STATED TASK:
Examine the entries and show every line in which the word "chart" is found.
"""
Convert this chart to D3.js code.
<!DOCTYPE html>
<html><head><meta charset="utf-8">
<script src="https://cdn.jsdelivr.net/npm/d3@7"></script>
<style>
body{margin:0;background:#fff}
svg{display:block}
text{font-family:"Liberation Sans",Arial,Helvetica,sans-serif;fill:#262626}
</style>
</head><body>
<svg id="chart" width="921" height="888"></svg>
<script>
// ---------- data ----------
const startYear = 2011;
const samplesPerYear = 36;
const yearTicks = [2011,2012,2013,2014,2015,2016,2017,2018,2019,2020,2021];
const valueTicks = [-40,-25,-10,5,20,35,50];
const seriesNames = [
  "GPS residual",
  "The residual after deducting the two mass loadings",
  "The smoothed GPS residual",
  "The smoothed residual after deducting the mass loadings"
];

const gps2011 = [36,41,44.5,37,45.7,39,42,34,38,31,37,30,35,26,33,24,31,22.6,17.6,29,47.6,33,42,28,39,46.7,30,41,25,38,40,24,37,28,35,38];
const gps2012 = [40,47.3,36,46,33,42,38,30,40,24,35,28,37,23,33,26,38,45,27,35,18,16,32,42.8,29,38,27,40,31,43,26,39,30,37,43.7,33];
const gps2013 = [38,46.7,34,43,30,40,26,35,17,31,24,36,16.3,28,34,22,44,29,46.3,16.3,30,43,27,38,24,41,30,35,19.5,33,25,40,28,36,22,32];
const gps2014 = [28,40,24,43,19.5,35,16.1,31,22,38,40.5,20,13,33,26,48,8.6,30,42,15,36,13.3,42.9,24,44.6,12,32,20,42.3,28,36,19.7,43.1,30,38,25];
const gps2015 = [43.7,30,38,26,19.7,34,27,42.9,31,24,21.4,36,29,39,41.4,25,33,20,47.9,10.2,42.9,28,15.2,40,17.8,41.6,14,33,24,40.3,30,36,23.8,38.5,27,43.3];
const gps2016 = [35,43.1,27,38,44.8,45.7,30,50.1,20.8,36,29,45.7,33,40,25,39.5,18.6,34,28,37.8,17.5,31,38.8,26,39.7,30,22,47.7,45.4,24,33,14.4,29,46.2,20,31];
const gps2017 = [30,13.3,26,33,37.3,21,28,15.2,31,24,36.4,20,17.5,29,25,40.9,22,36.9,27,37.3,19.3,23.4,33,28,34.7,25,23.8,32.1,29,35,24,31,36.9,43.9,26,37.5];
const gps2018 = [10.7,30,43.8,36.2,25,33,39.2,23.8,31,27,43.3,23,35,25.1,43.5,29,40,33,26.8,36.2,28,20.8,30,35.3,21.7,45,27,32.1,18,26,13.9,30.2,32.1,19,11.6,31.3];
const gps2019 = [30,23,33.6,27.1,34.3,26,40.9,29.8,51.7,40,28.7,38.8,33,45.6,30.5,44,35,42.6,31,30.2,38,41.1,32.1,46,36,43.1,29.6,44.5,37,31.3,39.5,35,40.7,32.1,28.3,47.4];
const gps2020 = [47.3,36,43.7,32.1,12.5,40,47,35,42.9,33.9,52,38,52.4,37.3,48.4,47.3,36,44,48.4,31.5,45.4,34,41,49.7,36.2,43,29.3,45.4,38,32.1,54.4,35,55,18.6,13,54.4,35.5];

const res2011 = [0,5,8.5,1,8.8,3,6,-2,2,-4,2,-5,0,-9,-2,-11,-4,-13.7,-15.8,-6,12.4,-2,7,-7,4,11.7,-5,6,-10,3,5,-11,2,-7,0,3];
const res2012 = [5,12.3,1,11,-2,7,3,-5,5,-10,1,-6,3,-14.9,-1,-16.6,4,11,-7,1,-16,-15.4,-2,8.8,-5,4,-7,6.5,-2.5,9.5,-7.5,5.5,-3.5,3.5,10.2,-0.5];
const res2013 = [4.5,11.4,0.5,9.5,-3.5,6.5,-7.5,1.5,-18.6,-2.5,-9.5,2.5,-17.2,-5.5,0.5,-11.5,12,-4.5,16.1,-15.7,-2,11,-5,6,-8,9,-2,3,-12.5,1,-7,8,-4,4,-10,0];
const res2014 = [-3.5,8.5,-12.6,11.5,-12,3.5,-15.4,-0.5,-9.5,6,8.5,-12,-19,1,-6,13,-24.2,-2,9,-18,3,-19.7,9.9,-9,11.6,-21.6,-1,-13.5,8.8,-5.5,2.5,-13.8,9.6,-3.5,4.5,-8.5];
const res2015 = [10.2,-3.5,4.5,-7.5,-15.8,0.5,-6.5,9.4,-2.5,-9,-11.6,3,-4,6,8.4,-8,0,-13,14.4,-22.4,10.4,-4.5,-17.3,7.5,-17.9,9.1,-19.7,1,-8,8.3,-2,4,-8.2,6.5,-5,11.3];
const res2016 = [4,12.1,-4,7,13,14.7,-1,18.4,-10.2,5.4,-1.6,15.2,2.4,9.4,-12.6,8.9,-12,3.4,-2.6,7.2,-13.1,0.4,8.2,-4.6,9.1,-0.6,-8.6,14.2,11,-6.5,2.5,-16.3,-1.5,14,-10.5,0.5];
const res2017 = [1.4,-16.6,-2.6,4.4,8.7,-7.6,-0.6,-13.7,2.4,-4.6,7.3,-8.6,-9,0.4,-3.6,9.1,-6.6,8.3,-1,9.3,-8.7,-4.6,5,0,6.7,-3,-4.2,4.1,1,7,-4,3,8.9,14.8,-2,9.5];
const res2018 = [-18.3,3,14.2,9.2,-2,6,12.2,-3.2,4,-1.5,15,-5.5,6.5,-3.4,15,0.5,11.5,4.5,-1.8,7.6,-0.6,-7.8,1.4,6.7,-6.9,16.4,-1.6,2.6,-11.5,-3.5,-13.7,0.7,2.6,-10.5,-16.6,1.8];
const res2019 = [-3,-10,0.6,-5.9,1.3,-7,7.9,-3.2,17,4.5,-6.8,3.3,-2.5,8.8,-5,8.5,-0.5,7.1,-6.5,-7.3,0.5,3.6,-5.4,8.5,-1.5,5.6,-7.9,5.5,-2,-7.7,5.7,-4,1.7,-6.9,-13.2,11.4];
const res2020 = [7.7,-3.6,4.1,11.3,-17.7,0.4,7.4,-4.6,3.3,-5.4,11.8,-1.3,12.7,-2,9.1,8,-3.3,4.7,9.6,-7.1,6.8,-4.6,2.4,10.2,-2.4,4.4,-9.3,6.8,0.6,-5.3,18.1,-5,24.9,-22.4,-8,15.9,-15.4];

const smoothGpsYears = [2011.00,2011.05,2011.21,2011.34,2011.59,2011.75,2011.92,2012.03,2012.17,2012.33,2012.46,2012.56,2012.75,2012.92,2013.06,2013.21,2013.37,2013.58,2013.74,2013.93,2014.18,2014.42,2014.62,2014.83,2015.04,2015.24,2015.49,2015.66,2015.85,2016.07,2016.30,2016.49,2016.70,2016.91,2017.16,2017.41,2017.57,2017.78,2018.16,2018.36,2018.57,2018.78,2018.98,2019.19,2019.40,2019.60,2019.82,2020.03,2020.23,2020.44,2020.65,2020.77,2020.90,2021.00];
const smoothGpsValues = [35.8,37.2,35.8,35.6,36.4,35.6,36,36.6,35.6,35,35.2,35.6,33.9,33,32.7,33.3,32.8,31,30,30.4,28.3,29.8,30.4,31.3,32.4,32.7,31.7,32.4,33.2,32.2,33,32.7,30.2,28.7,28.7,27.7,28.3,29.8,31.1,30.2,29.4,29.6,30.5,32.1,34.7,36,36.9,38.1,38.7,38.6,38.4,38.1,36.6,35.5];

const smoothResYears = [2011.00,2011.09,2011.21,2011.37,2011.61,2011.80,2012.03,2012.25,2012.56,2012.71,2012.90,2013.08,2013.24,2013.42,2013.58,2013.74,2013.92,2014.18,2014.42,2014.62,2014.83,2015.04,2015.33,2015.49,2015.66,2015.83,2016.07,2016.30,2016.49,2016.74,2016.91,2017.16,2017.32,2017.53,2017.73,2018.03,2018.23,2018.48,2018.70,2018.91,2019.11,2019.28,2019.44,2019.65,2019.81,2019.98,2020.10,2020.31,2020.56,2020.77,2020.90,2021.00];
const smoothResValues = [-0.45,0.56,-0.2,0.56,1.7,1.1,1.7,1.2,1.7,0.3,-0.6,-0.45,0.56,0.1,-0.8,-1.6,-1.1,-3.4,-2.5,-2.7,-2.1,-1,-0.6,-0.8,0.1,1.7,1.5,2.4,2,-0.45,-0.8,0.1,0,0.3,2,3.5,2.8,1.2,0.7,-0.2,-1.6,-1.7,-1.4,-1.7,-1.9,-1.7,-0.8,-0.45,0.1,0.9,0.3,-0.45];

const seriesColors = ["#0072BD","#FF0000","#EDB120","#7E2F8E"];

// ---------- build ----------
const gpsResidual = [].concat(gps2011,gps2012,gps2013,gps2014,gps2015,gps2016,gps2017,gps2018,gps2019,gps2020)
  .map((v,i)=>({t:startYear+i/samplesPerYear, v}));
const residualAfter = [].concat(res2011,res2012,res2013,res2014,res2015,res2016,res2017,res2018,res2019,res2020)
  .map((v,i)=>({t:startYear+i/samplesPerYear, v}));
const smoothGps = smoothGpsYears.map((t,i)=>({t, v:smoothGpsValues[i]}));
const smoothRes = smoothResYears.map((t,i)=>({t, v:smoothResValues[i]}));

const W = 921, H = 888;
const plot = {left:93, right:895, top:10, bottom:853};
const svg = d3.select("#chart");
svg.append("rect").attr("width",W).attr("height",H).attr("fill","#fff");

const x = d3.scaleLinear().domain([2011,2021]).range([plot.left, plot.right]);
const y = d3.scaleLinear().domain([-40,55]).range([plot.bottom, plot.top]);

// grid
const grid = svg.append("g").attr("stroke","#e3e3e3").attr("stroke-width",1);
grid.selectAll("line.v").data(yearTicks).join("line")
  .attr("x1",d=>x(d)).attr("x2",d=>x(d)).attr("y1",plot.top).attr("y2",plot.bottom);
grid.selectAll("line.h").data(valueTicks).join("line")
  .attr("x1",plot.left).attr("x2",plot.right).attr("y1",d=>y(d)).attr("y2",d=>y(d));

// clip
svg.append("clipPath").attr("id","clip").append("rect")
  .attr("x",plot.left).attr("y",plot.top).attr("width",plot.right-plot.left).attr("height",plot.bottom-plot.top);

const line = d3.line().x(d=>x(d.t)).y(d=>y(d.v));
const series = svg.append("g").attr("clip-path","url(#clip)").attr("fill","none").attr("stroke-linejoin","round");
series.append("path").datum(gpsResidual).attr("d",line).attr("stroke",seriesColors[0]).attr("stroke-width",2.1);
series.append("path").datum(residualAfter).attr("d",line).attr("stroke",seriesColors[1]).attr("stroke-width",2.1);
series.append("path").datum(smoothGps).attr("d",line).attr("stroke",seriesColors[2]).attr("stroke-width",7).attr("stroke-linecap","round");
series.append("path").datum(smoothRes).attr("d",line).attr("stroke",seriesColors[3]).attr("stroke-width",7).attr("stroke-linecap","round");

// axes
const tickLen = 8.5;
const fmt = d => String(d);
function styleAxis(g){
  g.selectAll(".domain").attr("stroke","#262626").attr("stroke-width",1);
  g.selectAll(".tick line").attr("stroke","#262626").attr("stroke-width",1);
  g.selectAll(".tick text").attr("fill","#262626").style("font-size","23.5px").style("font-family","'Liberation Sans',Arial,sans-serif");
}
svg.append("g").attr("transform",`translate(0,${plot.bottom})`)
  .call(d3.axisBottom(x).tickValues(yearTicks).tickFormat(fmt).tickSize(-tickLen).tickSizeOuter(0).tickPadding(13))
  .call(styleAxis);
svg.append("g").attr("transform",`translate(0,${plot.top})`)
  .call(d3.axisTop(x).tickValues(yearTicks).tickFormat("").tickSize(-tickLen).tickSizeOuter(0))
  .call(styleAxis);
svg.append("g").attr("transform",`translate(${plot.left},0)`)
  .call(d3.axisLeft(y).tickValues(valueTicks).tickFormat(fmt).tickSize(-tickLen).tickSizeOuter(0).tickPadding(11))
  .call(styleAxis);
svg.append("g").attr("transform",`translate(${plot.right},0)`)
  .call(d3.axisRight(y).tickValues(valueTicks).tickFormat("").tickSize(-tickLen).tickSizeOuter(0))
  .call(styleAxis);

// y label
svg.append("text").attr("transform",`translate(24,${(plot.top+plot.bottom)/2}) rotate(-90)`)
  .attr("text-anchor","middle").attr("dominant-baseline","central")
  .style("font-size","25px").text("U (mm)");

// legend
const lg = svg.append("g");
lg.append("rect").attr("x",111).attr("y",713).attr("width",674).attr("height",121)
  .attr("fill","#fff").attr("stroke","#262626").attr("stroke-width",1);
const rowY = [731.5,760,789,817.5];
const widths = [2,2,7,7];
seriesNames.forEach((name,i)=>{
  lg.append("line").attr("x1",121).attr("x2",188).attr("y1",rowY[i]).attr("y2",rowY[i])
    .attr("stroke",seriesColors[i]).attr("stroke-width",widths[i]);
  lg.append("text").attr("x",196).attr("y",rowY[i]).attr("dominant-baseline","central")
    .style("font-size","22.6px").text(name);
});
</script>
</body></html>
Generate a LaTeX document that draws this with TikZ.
"""
FULL OUTPUT:
Convert this chart to D3.js code.
<svg id="chart" width="921" height="888"></svg>
const svg = d3.select("#chart");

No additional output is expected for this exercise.